I would really like to take a trip to Canada this time of year, to the Lake of the Woods region, and fish with some friends who catch walleye and pike and crappie through the ice. If you have never caught fish through the ice it may not sound too appealing to you, but it is really fun. Some of the best times I have had in January were sitting on the ice of Iowa farm ponds with my cousins, catching blue-gill and crappie on little tiny meal worms, with a rope around my waist and the other end tied to a tree on the bank. They thought that was hilarious, but you can never be too cautious! Eventually I got use to sitting out there on the ice, hovering over a little eight-inch hole with my cousins, yanking out crappie with a rod about three feet long.
I am going fishing in January and February though, as soon as the duck season and quail season end. The best of the brown trout fishing on the White River takes place between now and March. You catch them on the six- inch suspending rogues, and someone usually gets a 15- to 20- pound brown during that time of year. Lots of five- to ten-pound browns are caught. My biggest is eight pounds but I've hooked and landed a number of four- to six-pound browns.
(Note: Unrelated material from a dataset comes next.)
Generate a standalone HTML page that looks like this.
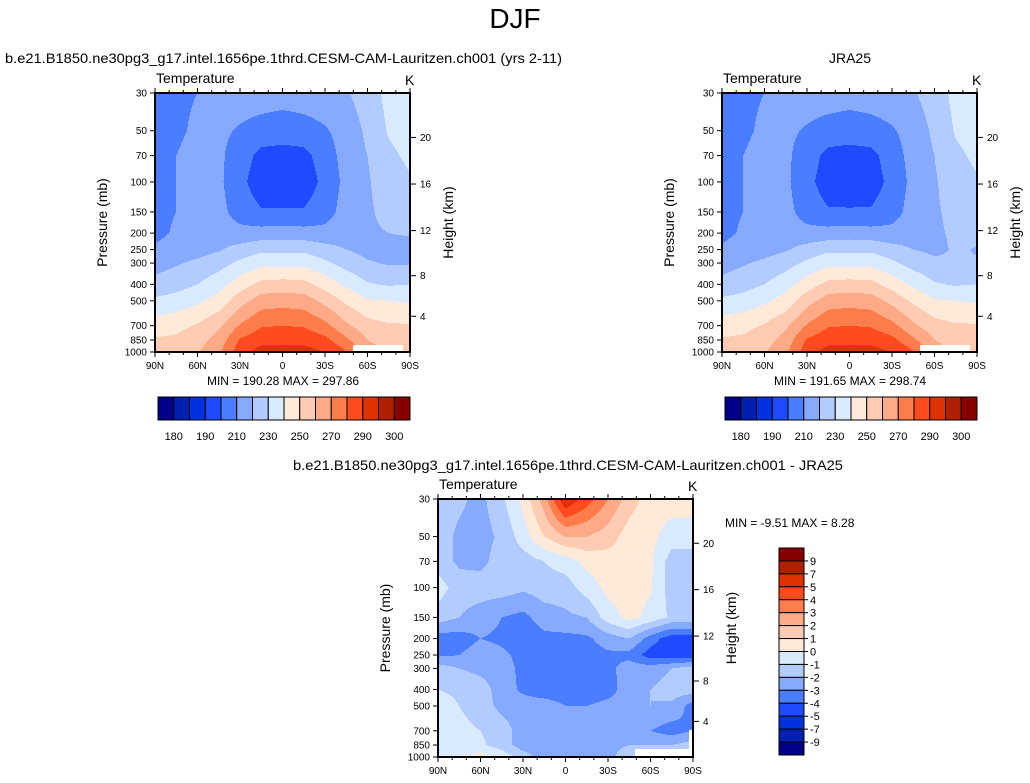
<!DOCTYPE html>
<html><head><meta charset="utf-8"><style>
html,body{margin:0;padding:0;background:#fff;}
svg{display:block;font-family:"Liberation Sans",Arial,sans-serif;}
</style></head><body>
<svg id="root" width="1030" height="783" viewBox="0 0 1030 783" xmlns="http://www.w3.org/2000/svg" data-name="figure" data-interactable="false">
<text x="515" y="28" font-size="28" text-anchor="middle" data-name="figure-title" data-interactable="false">DJF</text>
<text x="5" y="63" font-size="14" textLength="557" lengthAdjust="spacingAndGlyphs" data-name="model-panel-title" data-interactable="false">b.e21.B1850.ne30pg3_g17.intel.1656pe.1thrd.CESM-CAM-Lauritzen.ch001 (yrs 2-11)</text>
<text x="850" y="63" font-size="14" text-anchor="middle" data-name="obs-panel-title" data-interactable="false">JRA25</text>
<text x="293" y="470" font-size="14" textLength="550" lengthAdjust="spacingAndGlyphs" data-name="diff-panel-title" data-interactable="false">b.e21.B1850.ne30pg3_g17.intel.1656pe.1thrd.CESM-CAM-Lauritzen.ch001 - JRA25</text>
<g id="p1" data-name="model-panel" data-interactable="false"></g>
<g id="p2" data-name="obs-panel" data-interactable="false"></g>
<g id="p3" data-name="diff-panel" data-interactable="false"></g>
</svg>
<script>
const lats=[-90,-75,-60,-45,-30,-15,0,15,30,45,60,75,90];
const plev=[30,50,70,100,150,200,250,300,400,500,700,850,1000];
const modelT=[
[204,209,210,213,215,215,214,215,216,219,225,233,236],
[207,209,211,212,209,206,205,206,209,214,222,231,234],
[208,210,212,212,205,197,196,197,205,214,220,228,232],
[208,210,212,212,203,194,193,194,203,213,219,225,229],
[208,210,212,213,206,201,201,201,206,214,219,222,225],
[208,211,213,214,213,214,215,214,213,215,219,220,220.5],
[211,214,216,219,224,228,228,228,224,220,217,218,218],
[216,219,222,226,232,237,237,237,232,226,221,219,219],
[223,226,230,236,245,253,254,253,246,238,231,229,230],
[232,234,238,244,256,265,266,265,257,248,241,240,239],
[245,247,251,258,271,279,280,279,273,262,254,251,251],
[251,252,256,264,281,287,287,287,283,272,260,255,254],
[256,256,259,268,286,294,295,294,290,281,266,258,256]];
const obsT=[
[205,209,210,213,215,215,214,215,216,219,225,233,236],
[207,209,211,212,209,206,205,206,209,214,222,231,234],
[208,210,212,212,205,197,196,197,205,214,220,228,232],
[208,210,212,212,203,195,194,195,203,213,219,225,229],
[208,210,212,213,206,201,201,201,206,214,219,222,225],
[208,211,213,214,213,214,215,214,213,215,219,221,222],
[211,214,216,219,224,228,228,228,224,220,218,221,219.5],
[216,219,222,226,232,237,237,237,232,226,222,221,220.5],
[223,226,230,236,245,253,254,253,246,238,231,229,230],
[232,234,238,244,256,265,266,265,257,248,241,240,239],
[245,247,251,258,271,279,280,279,273,262,254,251,251],
[251,252,256,264,281,287,287,287,283,272,260,255,254],
[256,256,259,268,286,294,295,294,290,281,266,258,256]];
const diffT=[
[-1.5,-1.8,-2.3,-1.2,0.3,2.5,6,4.5,3,1.5,0.5,0.5,0.5],
[-1.5,-2.2,-2.4,-1.8,-0.5,1,2,2,1.5,0.5,0.3,-0.5,-0.5],
[-1.5,-2.2,-2.3,-1.5,-1.5,-1,-0.5,0.3,0.5,0.5,0.2,-1.5,-1.5],
[-0.5,-1.5,-1.5,-1.5,-1.8,-1.5,-1.5,-0.5,0.3,0.5,0.1,-1.5,-1.5],
[-1.5,-2,-2.5,-3,-3.3,-2.5,-2.2,-2,-0.5,0.3,-0.3,-1.2,-1.2],
[-3.5,-3.5,-3,-3.2,-3.7,-3.3,-3.3,-3.2,-2.5,-2,-3.5,-4.6,-4.6],
[-3.2,-3,-2.5,-2.8,-3.3,-3.6,-3.6,-3.5,-3.2,-3.3,-4.5,-4.7,-4.7],
[-1.5,-2,-2.3,-2.5,-3.3,-3.6,-3.6,-3.6,-3.3,-2.5,-2.5,-2,-1.5],
[-1,-1.2,-1.5,-2.5,-3.2,-3.6,-3.6,-3.6,-3.4,-2.5,-2,-1.5,-1.5],
[-0.5,-1,-1.5,-2.3,-2.5,-2.5,-3,-3,-2.7,-2.5,-2,-2.2,-3.5],
[-0.5,-0.7,-1,-1.5,-2.5,-2.5,-2.5,-2.7,-3,-2.8,-3,-3.5,-3],
[-0.5,-0.5,-0.8,-1.5,-2.5,-2.5,-2.5,-2.5,-2.5,-2,-2,-2,-1.5],
[-0.5,-0.5,0.5,-0.3,-1.5,-2.5,-2.5,-2.5,-2.5,-1,-0.5,-0.5,-0.5]];
const tLevels=[180,185,190,200,210,220,230,240,250,260,270,280,290,295,300];
const tLabels=["180","190","210","230","250","270","290","300"];
const dLevels=[-9,-7,-5,-4,-3,-2,-1,0,1,2,3,4,5,7,9];
const colors=["#00008a","#0020b0","#0032e0","#1e4bff","#4a7dff","#86aaff","#b3ccff","#d9eaff","#ffe9d9","#ffcbb3","#ffaa86","#ff7d4a","#ff4b1e","#e03200","#b02000","#8a0000"];
const xTicks=["90N","60N","30N","0","30S","60S","90S"];
const kmTicks=[4,8,12,16,20];
const NS="http://www.w3.org/2000/svg";
function mk(tag,attrs,parent){const e=document.createElementNS(NS,tag);for(const k in attrs)e.setAttribute(k,attrs[k]);if(parent)parent.appendChild(e);return e;}
function levelIndex(v,levels){let i=0;while(i<levels.length&&v>=levels[i])i++;return i;}
function yOfP(p,y0,h){return y0+h*Math.log(p/30)/Math.log(1000/30);}
function xOfLat(lat,x0,w){return x0+w*(lat+90)/180;}
function kmToP(z){z*=1000;if(z<=11000)return 1013.25*Math.pow(1-2.25577e-5*z,5.25588);return 226.32*Math.exp(-(z-11000)/6341.6);}
function drawField(g,x0,y0,w,h,grid,levels){
  const lnp=plev.map(Math.log);
  for(let py=0;py<h;py++){
    const p=30*Math.pow(1000/30,(py+0.5)/h);const lp=Math.log(p);
    let k=0;while(k<plev.length-2&&lp>lnp[k+1])k++;
    const t=Math.min(1,Math.max(0,(lp-lnp[k])/(lnp[k+1]-lnp[k])));
    const row=grid[k].map((v,j)=>v*(1-t)+grid[k+1][j]*t);
    let runStart=0,runIdx=-1;
    for(let px=0;px<=w;px++){
      let idx=-2;
      if(px<w){const lat=-90+180*(px+0.5)/w;let j=Math.min(lats.length-2,Math.floor((lat+90)/15));const s=(lat-lats[j])/15;const v=row[j]*(1-s)+row[j+1]*s;idx=levelIndex(v,levels);}
      if(idx!==runIdx){
        if(runIdx>=0){const r=mk('rect',{x:x0+runStart,y:y0+py,width:px-runStart,height:1.3,fill:colors[runIdx]},g);
          r.setAttribute('data-name','contour-fill-cell');
          r.setAttribute('data-interactable','false');}
        runStart=px;runIdx=idx;
      }
    }
  }
}
function missing(g,x,y,w,h){const r=mk('rect',{x:x,y:y,width:w,height:h,fill:'#fff'},g);
  r.setAttribute('data-name','missing-data-area');
  r.setAttribute('data-interactable','false');}
function drawAxes(g,x0,y0,w,h,pxLabel,kmLabelX){
  mk('rect',{x:x0,y:y0,width:w,height:h,fill:'none',stroke:'#000','stroke-width':2},g).setAttribute('data-name','plot-frame');
  for(let lat=-90;lat<=90;lat+=10){const x=xOfLat(lat,x0,w);const L=(lat%30===0)?5:3;
    mk('line',{x1:x,y1:y0+h,x2:x,y2:y0+h+L,stroke:'#000','stroke-width':1},g);
    mk('line',{x1:x,y1:y0,x2:x,y2:y0-L,stroke:'#000','stroke-width':1},g);}
  xTicks.forEach((s,i)=>{const t=mk('text',{x:x0+w*i/(xTicks.length-1),y:y0+h+17,'font-size':10,'text-anchor':'middle'},g);t.textContent=s;
    t.setAttribute('data-name','x-tick-label');
    t.setAttribute('data-interactable','false');});
  plev.forEach(p=>{const y=yOfP(p,y0,h);mk('line',{x1:x0-5,y1:y,x2:x0,y2:y,stroke:'#000'},g);
    const t=mk('text',{x:x0-8,y:y+3.5,'font-size':10,'text-anchor':'end'},g);t.textContent=p;
    t.setAttribute('data-name','pressure-tick-label');
    t.setAttribute('data-interactable','false');});
  kmTicks.forEach(z=>{const y=yOfP(kmToP(z),y0,h);mk('line',{x1:x0+w,y1:y,x2:x0+w+6,y2:y,stroke:'#000'},g);
    const t=mk('text',{x:x0+w+10,y:y+3.5,'font-size':10},g);t.textContent=z;
    t.setAttribute('data-name','height-tick-label');
    t.setAttribute('data-interactable','false');});
  let t=mk('text',{x:x0+1,y:y0-10,'font-size':14},g);t.textContent='Temperature';
  t.setAttribute('data-name','variable-label');
  t.setAttribute('data-interactable','false');
  t=mk('text',{x:x0+w-5,y:y0-8,'font-size':14},g);t.textContent='K';
  t.setAttribute('data-name','units-label');
  t.setAttribute('data-interactable','false');
  t=mk('text',{x:pxLabel,y:y0+h/2,'font-size':14,'text-anchor':'middle',transform:`rotate(-90 ${pxLabel} ${y0+h/2})`},g);t.textContent='Pressure (mb)';
  t.setAttribute('data-name','y-axis-title');
  t.setAttribute('data-interactable','false');
  t=mk('text',{x:kmLabelX,y:y0+h/2,'font-size':14,'text-anchor':'middle',transform:`rotate(-90 ${kmLabelX} ${y0+h/2})`},g);t.textContent='Height (km)';
  t.setAttribute('data-name','right-axis-title');
  t.setAttribute('data-interactable','false');
}
function hColorbar(g,x0,y0,w,h){
  const bw=w/colors.length;
  colors.forEach((c,i)=>{const r=mk('rect',{x:x0+i*bw,y:y0,width:bw,height:h,fill:c,stroke:'#000','stroke-width':1},g);
    r.setAttribute('data-name','colorbar-box');
    r.setAttribute('data-interactable','false');});
  const bIdx=[1,3,5,7,9,11,13,15];
  tLabels.forEach((s,i)=>{const t=mk('text',{x:x0+bIdx[i]*bw,y:y0+h+20,'font-size':11,'text-anchor':'middle'},g);t.textContent=s;
    t.setAttribute('data-name','colorbar-label');
    t.setAttribute('data-interactable','false');});
}
function panel(id,x0,y0,grid,levels){
  const g=document.getElementById(id);
  const f=mk('g',{},g);f.setAttribute('shape-rendering','crispEdges');
  drawField(f,x0,y0,255,259,grid,levels);
  missing(f,x0+198,y0+252,50,7);
  drawAxes(g,x0,y0,255,259,x0-48,x0+298);
  return g;
}
const g1=panel('p1',155,93,modelT,tLevels);
let t=mk('text',{x:283,y:385,'font-size':12,'text-anchor':'middle'},g1);t.setAttribute('xml:space','preserve');t.textContent='MIN = 190.28  MAX = 297.86';
t.setAttribute('data-name','min-max-label');
t.setAttribute('data-interactable','false');
hColorbar(g1,158,397,252,23);
const g2=panel('p2',722,93,obsT,tLevels);
t=mk('text',{x:850,y:385,'font-size':12,'text-anchor':'middle'},g2);t.setAttribute('xml:space','preserve');t.textContent='MIN = 191.65  MAX = 298.74';
t.setAttribute('data-name','min-max-label');
t.setAttribute('data-interactable','false');
hColorbar(g2,725,397,252,23);
const g3=document.getElementById('p3');
const f3=mk('g',{'shape-rendering':'crispEdges'},g3);
drawField(f3,438,499,255,258,diffT,dLevels);
missing(f3,635,749,58,8);
missing(f3,689,730,4,27);
drawAxes(g3,438,499,255,258,390,736);
t=mk('text',{x:725,y:527,'font-size':12},g3);t.setAttribute('xml:space','preserve');t.textContent='MIN =  -9.51  MAX =   8.28';
t.setAttribute('data-name','min-max-label');
t.setAttribute('data-interactable','false');
(function(){const x0=779,y0=548,w=25,h=207,bh=h/colors.length;
  colors.slice().reverse().forEach((c,i)=>{const r=mk('rect',{x:x0,y:y0+i*bh,width:w,height:bh,fill:c,stroke:'#000','stroke-width':1},g3);
    r.setAttribute('data-name','colorbar-box');
    r.setAttribute('data-interactable','false');});
  dLevels.slice().reverse().forEach((v,i)=>{const y=y0+(i+1)*bh;mk('line',{x1:x0+w,y1:y,x2:x0+w+4,y2:y,stroke:'#000'},g3);
    const tt=mk('text',{x:x0+w+6,y:y+4,'font-size':11},g3);tt.textContent=v;
    tt.setAttribute('data-name','colorbar-label');
    tt.setAttribute('data-interactable','false');});
})();
</script>
</body></html>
All through January down on Norfork lake, the anglers who brave the cold and go after them catch stripers, whites and hybrids, in the mouths of the big tributaries where they school in deep water following the hordes of threadfin shad. With all the shad they have in that lake, I don't know why a striper would be attracted to a big shiner minnow, but they are. About ten years ago I was fishing for them in Norfork on a very cold day and we caught a half dozen nice ones in only a few hours at mid-day. They were over 50 feet of water, about 40 feet deep, but usually in January you will find them at about 40 feet over 60 to 80 feet of water. You about have to have a good depth finder to fish for them.
A friend I was fishing with knows where the stripers are most of the winter, so I just go with him. He ties on a circle hook, size two-ought, with about a half-ounce of weight 15 or 20 inches above the hook, hooks a shiner through the lips and counts out forty feet of line. Then he blows up a little biodegradable water balloon they sell at toy departments for kids until it is a little smaller than a tennis ball, and he ties that stem of the balloon around a 15-inch loop in the line. When the fish hits, it just pulls that line right through the knot of the balloon, and the fight is on. The balloon is not at all a strike indicator, it just floats off. It is merely a device to allow you to play out your line so that you can be fishing forty feet deep, but a good distance from your boat. In mid-winter, with the clear water, stripers might be spooked a little if they are directly beneath the boat.
In late February or early March, at the beginning of the full moon, with warming night time temperatures, the night fishing for stripers and walleye on Norfork lake will get good. The stripers hit that same suspending rogue that we use for brown trout on the White River. I hope to hit it at the right time this year, when the nights are not too cold, and you can hear the geese passing over in the moonlight. What a thrill it is when a big striper nails that rogue. You never say, "I think I had a strike!!!" You have no doubt what has happened.
Of course over the years, some of the best bass fishing I have had takes place on large tributaries to Ozark lakes in late February and early March. A few days of warm weather can trigger that, and when a fisherman finds them, he can follow them for a couple of weeks before they disperse. I know I won't get to do all of the fishing I want to do, but the anticipation and planning is worth a great deal. It makes it easier to get through to April.